So that everyone is clear when I make any comparison between Hitler and Trump, there are obvious difference. Trump is not going to annex the Ruhr and the Sudentenland, invade Poland or kill 6 million Jews.
Both men represent answers for countries in paroxysms of self-doubt, but you have to understand that Germany by the 1930s was in VASTLY worse shape than the United States is today. Germany lost 2 million men in World War I, when it had a population of 64 million people. To have the same percentage of casualties in a war today, the United States would have to lose TEN MILLION MEN. Less than a million men have died in all American wars. So wrap your head around a war where nearly every day for 4 years you looked in the paper expecting to see the name of someone you knew as a casualty.
And then imagine what it was like in the field for the German soldier. Adolf Hitler was a soldier, and by all accounts a brave, if not exceptional one. Imagine coming home from a war where you saw most young men your age get killed. Then imagine when you got home you discovered your country had signed a treaty crippling it was massive war reparations that would be paid over 40 years. It's not hard to imagine feeling boiling rage.
Germany's solution to war reparations was to simply print more more money, which drastically reduced the value of money in circulation. True, they were paying back their creditors with worthless money, but it was the same worthless money that its citizens needed for transactions in their daily lives.

Money became worthless. People who owned things, like factories or business still had their capital, but if you were a salaried person of the middle class, you were sunk. The hyperinflation destroyed the middle class in a period of a few years.
What we are experiencing here in the United States has been a slow erosion of the middle class over decades.
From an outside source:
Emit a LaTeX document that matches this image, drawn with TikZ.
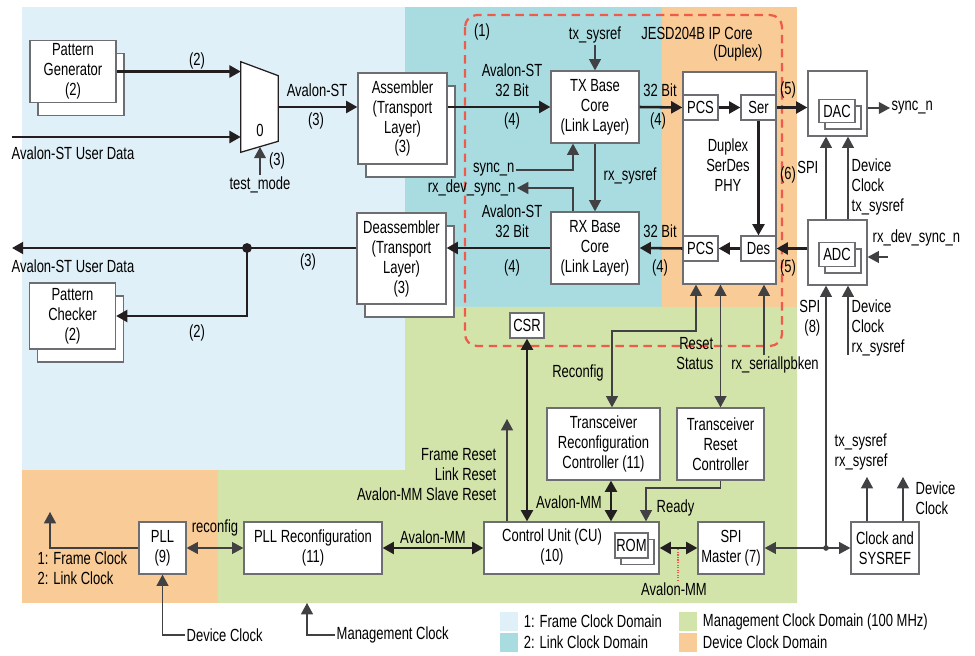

It has been a sizable drop, and middle class equity was certainly seriously injured in the Mortgage crisis of 2008, but nowhere as dramatic and pervasive as the hyperinflation in Germany.
So both countries are dealing with hits to their middle class, but the hit to the U.S. middle class is nowhere near what it was in the Weimar Republic. And the middle class is the center of the country. When the middle class gets smaller, the class differences between rich and poor are exacerbated, and the country becomes more polarized. In our country the Democratic and Republican parties have become more liberal and conservative respectively. In the Weimar Republic, there were pitched battles between Fascists and Communists in the streets. Imagine clashes like the one in Charlottesville being common events. So when you think of the political choices in Germany, don't think liberal or conservative, think Alt-Right and Antifa, only worse.
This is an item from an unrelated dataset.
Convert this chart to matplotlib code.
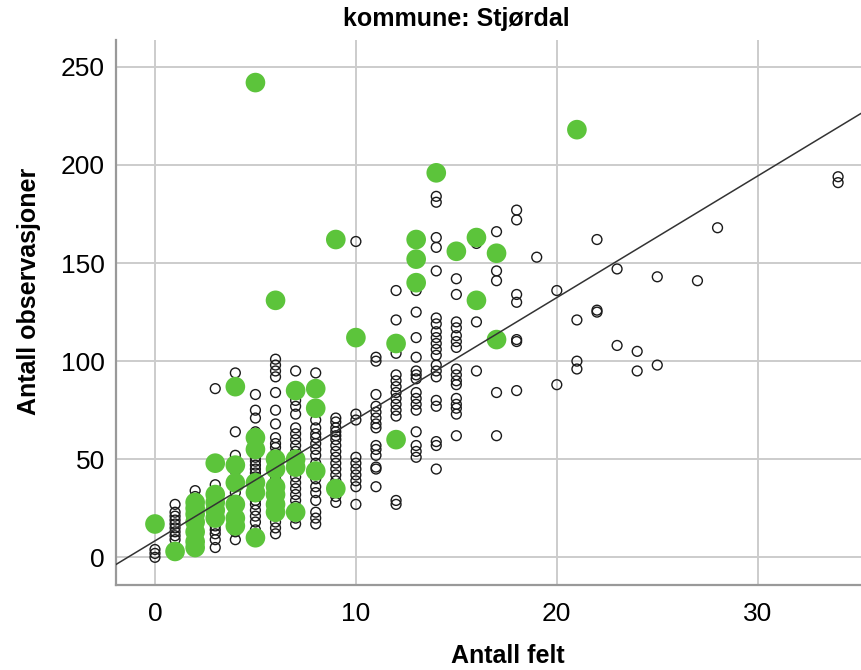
import numpy as np
import matplotlib
matplotlib.use("Agg")
import matplotlib.pyplot as plt

matplotlib.rcParams['font.family'] = ['Liberation Sans', 'DejaVu Sans']

# ---- data ----
# other municipalities (open black circles): x -> list of y
other_cols = {
    0: [0, 2, 4],
    1: [9, 11, 13, 15, 17, 19, 21, 23, 27],
    2: [7, 10, 12, 15, 18, 21, 24, 28, 31, 34],
    3: [5, 9, 12, 14, 16, 19, 22, 26, 30, 37, 86],
    4: [9, 13, 17, 22, 28, 33, 44, 52, 64, 94],
    5: [14, 18, 21, 24, 27, 29, 31, 33, 35, 37, 39, 41, 43, 45, 47, 49, 51,
        54, 57, 60, 64, 71, 75, 83],
    6: [12, 15, 18, 21, 26, 29, 40, 43, 47, 50, 53, 56, 58, 61, 68, 75, 84,
        92, 95, 98, 101],
    7: [17, 20, 26, 29, 32, 35, 38, 41, 44, 48, 51, 54, 57, 60, 63, 66, 73,
        77, 80, 95],
    8: [17, 20, 23, 29, 33, 36, 40, 48, 52, 55, 58, 61, 63, 66, 70, 94],
    9: [28, 31, 34, 39, 42, 45, 48, 51, 54, 57, 60, 62, 64, 66, 69, 71],
    10: [27, 36, 39, 42, 45, 48, 51, 70, 73, 161],
    11: [36, 45, 46, 52, 55, 57, 66, 68, 71, 74, 77, 83, 100, 102],
    12: [27, 29, 72, 75, 78, 81, 84, 87, 90, 93, 104, 121, 136],
    13: [51, 54, 57, 64, 75, 78, 81, 84, 91, 93, 95, 102, 112, 125, 136],
    14: [45, 57, 59, 77, 80, 92, 95, 98, 103, 106, 109, 112, 115, 119, 122,
         146, 158, 163, 181, 184],
    15: [62, 73, 76, 78, 81, 88, 90, 93, 96, 107, 110, 113, 117, 120, 134, 142],
    16: [95, 120, 160],
    17: [62, 84, 141, 146, 166],
    18: [85, 110, 111, 130, 134, 172, 177],
    19: [153],
    20: [88, 136],
    21: [96, 100, 121],
    22: [125, 126, 162],
    23: [108, 147],
    24: [95, 105],
    25: [98, 143],
    27: [141],
    28: [168],
    34: [191, 194],
}

# Stjørdal (green dots)
stj_x = [0, 1, 2, 2, 2, 2, 2, 2, 2, 3, 3, 3, 3, 3, 4, 4, 4, 4, 4, 4,
         5, 5, 5, 5, 5, 5, 6, 6, 6, 6, 6, 6, 6, 7, 7, 7, 7, 8, 8, 8,
         9, 9, 10, 12, 12, 13, 13, 13, 14, 15, 16, 16, 17, 17, 21]
stj_y = [17, 3, 5, 8, 13, 18, 22, 25, 28, 48, 32, 28, 24, 20, 87, 47, 38, 27, 20, 16,
         242, 61, 55, 38, 33, 10, 131, 50, 45, 36, 32, 27, 23, 85, 50, 46, 23, 86, 76, 44,
         162, 35, 112, 109, 60, 162, 152, 140, 196, 156, 163, 131, 155, 111, 218]

# fitted line
fit_intercept = 8.4
fit_slope = 6.2

xticks = [0, 10, 20, 30]
yticks = [0, 50, 100, 150, 200, 250]

other_x = [x for x, ys in other_cols.items() for _ in ys]
other_y = [y for ys in other_cols.values() for y in ys]

fig = plt.figure(figsize=(8.61, 6.70), dpi=100)
ax = fig.add_axes([116/861, 85/670, 1 - 116/861, 545/670])

ax.scatter(other_x, other_y, s=50, facecolors='none', edgecolors='#1a1a1a',
           linewidths=1.0, zorder=3)
ax.scatter(stj_x, stj_y, s=200, color='#5cc43b', edgecolors='none', zorder=4)

xl = (-1.94, 35.14)
xx = np.array(xl)
ax.plot(xx, fit_intercept + fit_slope*xx, color='#333333', lw=1.1, zorder=5)

ax.set_xlim(*xl)
ax.set_ylim(-14.1, 263.7)
ax.set_xticks(xticks)
ax.set_yticks(yticks)
ax.grid(True, color='#cccccc', lw=1.4, zorder=0)
ax.set_axisbelow(True)
for s in ['top', 'right']:
    ax.spines[s].set_visible(False)
for s in ['left', 'bottom']:
    ax.spines[s].set_color('#999999')
    ax.spines[s].set_linewidth(1.6)
ax.tick_params(length=0, labelsize=19, colors='#000000', pad=8)
ax.tick_params(axis='x', pad=12)

fig.text(456/861, 1 - 19/670, 'kommune: Stjørdal', ha='center', va='center',
         fontsize=18, fontweight='bold')
fig.text(29/861, 1 - 291/670, 'Antall observasjoner', ha='center', va='center',
         rotation=90, fontsize=18, fontweight='bold')
fig.text(508/861, 1 - 656/670, 'Antall felt', ha='center', va='center',
         fontsize=18, fontweight='bold')

plt.savefig('out.png', dpi=100)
But the United States has a lot going for it as opposed to the Weimar Republic. The first official act of the Weimar Republic was to sign the Treaty of Versailles, which was both economic ruin and national shame for Germany. The German people did not have 200 years of democratic tradition to guide them. Democracy was new, and the Weimar Republic will always be associated with the shameful treaty. Life under the Kaiser had for the most part been a lot better than life under the Weimar Republic. So for Germans, going to a totalitarian government was not a huge break in their history.
So while I see the style of Trump and Hitler being similar in appealing to the worst fears of their followers, the countries, cultures and the realities of political and economic history are vastly different. We're seeing similar kinds of Nationalism in response to a perceived threat against the Nation by a significant portion of the population. And again, this nationalism is forged in the fire at the heart of a very different nation. But both Trump and Hitler are tribalists, whether building a thousand year Reich or Making America Great Again.